Hedonic Treadmill
Lema ini digunakan untuk menjelaskan kondisi manusia yang cenderung akan kembali pada level kebahagiaan yang sama dalam jangka panjang, terlepas dari peristiwa menggembirakan atau menyedihkan yang mereka alami. Istilah ini pertama kali diperkenalkan oleh Brickman dan Campbell pada tahun 1971 dan sejak saat itu banyak dikaji ulang dan dielaborasi oleh para peneliti setelahnya.

Gambar di atas rasanya cukup mengilustrasikan konsep ini. Mari asumsikan set points (level kebahagiaan Anda sehari-hari; yang ditunjukkan melalui garis horizontal) ada di angka 30. Katakanlah level ini bisa dikategorikan “tidak bahagia”. Anda secara tidak sadar menetapkan “target” bahwa untuk bisa bahagia sampai di level 70, Anda harus punya gaji bulanan Rp25 juta, misalnya. Ketika kesampaian, tentu saja kebahagiaan Anda melompat sampai level 70. Tapi secara tak sadar, level kebahagiaan Anda lama-lama akan cenderung kembali ke set points semula (level 30) meskipun gaji Anda tetap senilai Rp25 juta.
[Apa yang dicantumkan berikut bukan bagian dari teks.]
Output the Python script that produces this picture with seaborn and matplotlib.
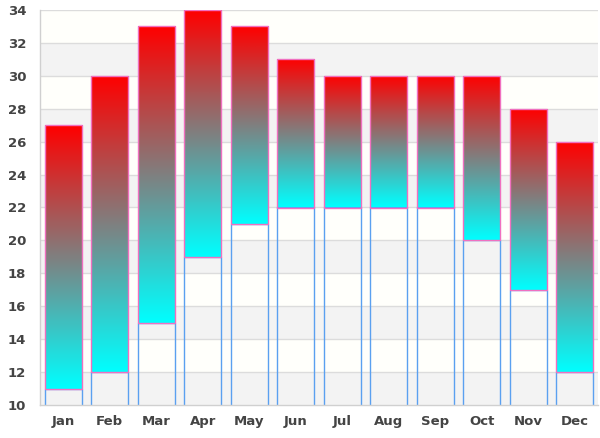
import numpy as np
import pandas as pd
import matplotlib
matplotlib.use("Agg")
import matplotlib.pyplot as plt
import seaborn as sns
from matplotlib.colors import LinearSegmentedColormap

months = ["Jan", "Feb", "Mar", "Apr", "May", "Jun", "Jul", "Aug", "Sep", "Oct", "Nov", "Dec"]
low = [11, 12, 15, 19, 21, 22, 22, 22, 22, 20, 17, 12]
high = [27, 30, 33, 34, 33, 31, 30, 30, 30, 30, 28, 26]
yticks = list(range(10, 35, 2))

df = pd.DataFrame({"month": months, "low": low, "high": high})

sns.set_theme(style="white")
plt.rcParams["font.family"] = ["DejaVu Sans"]

fig = plt.figure(figsize=(6, 4.38), dpi=100)
ax = fig.add_axes([40 / 600, 33 / 438, 558 / 600, 395 / 438])

# background bands
for i, t in enumerate(yticks[:-1]):
    ax.axhspan(t, t + 2, color="#f3f3f3" if i % 2 == 0 else "#fffffb", zorder=0, lw=0)
for t in yticks[1:]:
    ax.axhline(t, color="#dcdcdc", lw=1, zorder=0.5)

# base bars (transparent, blue edges)
sns.barplot(data=df, x="month", y="low", ax=ax, width=0.8, facecolor="none",
            edgecolor="#5aa0f0", linewidth=1, zorder=1)
n_base = len(ax.patches)

# range bars
sns.barplot(data=df, x="month", y="high", ax=ax, width=0.8, facecolor="none",
            edgecolor="#f070c0", linewidth=1, zorder=3)

cmap = LinearSegmentedColormap.from_list("cr", ["#00ffff", "#ff0000"])
grad = np.linspace(0, 1, 256).reshape(-1, 1)
for p, lo, hi in zip(ax.patches[n_base:], low, high):
    p.set_y(lo)
    p.set_height(hi - lo)
    x0 = p.get_x()
    w = p.get_width()
    im = ax.imshow(grad, cmap=cmap, aspect="auto", origin="lower",
                   extent=[x0, x0 + w, lo, hi], zorder=2, interpolation="bilinear")
    im.set_clip_path(p)

ax.set_xlim(-0.5, 11.5)
ax.set_ylim(10, 34)
ax.set_yticks(yticks)
ax.set_xlabel("")
ax.set_ylabel("")
ax.tick_params(axis="both", length=0, labelsize=9.5, labelcolor="#444444")
ax.tick_params(axis="y", pad=10)
ax.tick_params(axis="x", pad=7)
for lab in ax.get_xticklabels() + ax.get_yticklabels():
    lab.set_fontweight("bold")

for s in ["top", "right"]:
    ax.spines[s].set_visible(False)
for s in ["left", "bottom"]:
    ax.spines[s].set_color("#d0d0d0")
    ax.spines[s].set_linewidth(1)

fig.savefig("out.png", dpi=100)
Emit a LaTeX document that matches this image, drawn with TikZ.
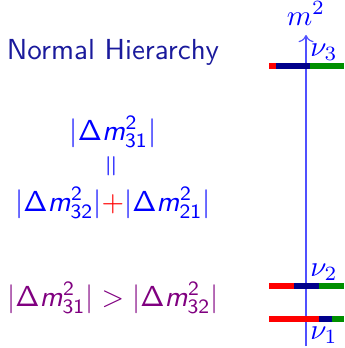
\documentclass[tikz,border=0pt]{standalone}
\usetikzlibrary{arrows.meta}
\DeclareMathAlphabet{\mathsfit}{OT1}{cmss}{m}{sl}
\newcommand{\dmsq}[1]{|\mathsf{\Delta}\mathsfit{m}^{\mathsf{2}}_{\mathsf{#1}}|}
\definecolor{titleBlue}{HTML}{1A1A9C}
\definecolor{textBlue}{HTML}{0000FF}
\definecolor{textPurple}{HTML}{800080}
\definecolor{axisBlue}{HTML}{5050FF}
\definecolor{barRed}{HTML}{FF0000}
\definecolor{barNavy}{HTML}{00008B}
\definecolor{barGreen}{HTML}{009000}

\begin{document}
\begin{tikzpicture}[
    x=0.345pt, y=-0.345pt,
    sftext/.style={font=\sffamily, inner sep=0pt},
    bar/.style={line width=2.2pt},
    levellabel/.style={textBlue, inner sep=0pt}
]
    \useasboundingbox (0,0) rectangle (344,348);

    % ==========================================
    % 1. RELATIONS (Left side)
    % ==========================================

    \node[sftext, titleBlue] (title) at (113, 52) {Normal Hierarchy};

    \node[sftext, textBlue] (dm31) at (113, 132) {$\dmsq{31}$};
    \node[sftext, textBlue, rotate=90] (equal) at (113, 166) {$=$};
    \node[sftext, textBlue] (dmsum) at (113, 203) {$\dmsq{32}{\color{barRed}+}\dmsq{21}$};

    \node[sftext, textPurple] (ineq) at (113, 298) {$\dmsq{31} > \dmsq{32}$};

    % ==========================================
    % 2. MASS AXIS (Right side)
    % ==========================================

    \coordinate (axisbot) at (306, 346);
    \coordinate (axistop) at (306, 35);
    \draw[axisBlue, ->] (axisbot) -- (axistop);
    \node[levellabel, anchor=south] (msq) at (306, 26) {$m^2$};

    % nu_3
    \draw[bar, barRed]   (269, 66) -- (276, 66);
    \draw[bar, barNavy]  (276, 66) -- (310, 66);
    \draw[bar, barGreen] (310, 66) -- (344, 66);
    \node[levellabel] (nu3) at (324, 52) {$\nu_3$};

    % nu_2
    \draw[bar, barRed]   (269, 286) -- (294, 286);
    \draw[bar, barNavy]  (294, 286) -- (319, 286);
    \draw[bar, barGreen] (319, 286) -- (344, 286);
    \node[levellabel] (nu2) at (324, 272) {$\nu_2$};

    % nu_1
    \draw[bar, barRed]   (269, 319) -- (319, 319);
    \draw[bar, barNavy]  (319, 319) -- (332, 319);
    \draw[bar, barGreen] (332, 319) -- (344, 319);
    \node[levellabel] (nu1) at (324, 335) {$\nu_1$};

\end{tikzpicture}
\end{document}
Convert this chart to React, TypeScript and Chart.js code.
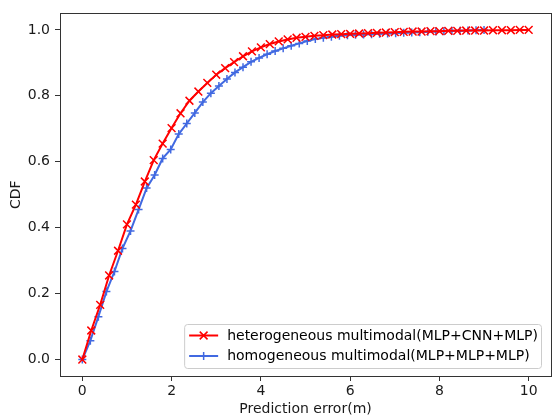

Oleh karena itu, untuk menjamin level kebahagiaan Anda tetap di level 70, Anda memasang target lebih tinggi: gaji bulanan Rp30 juta. Tapi setelah dapat gaji bulanan di angka segitu, perlahan level kebahagiaan Anda turun lagi seperti sebelumnya. Sampai pada satu titik Anda harus menaikkan lagi target gaji yang lebih tinggi.
Begitu terus berulang-ulang hingga Anda harus terus mengejar target yang kian tinggi begitu target-target sebelumnyanya sudah tercapai. Hanya untuk mempertahankan kebahagiaan di level yang sama.
Sudah terlihat di mana treadmill-nya kan?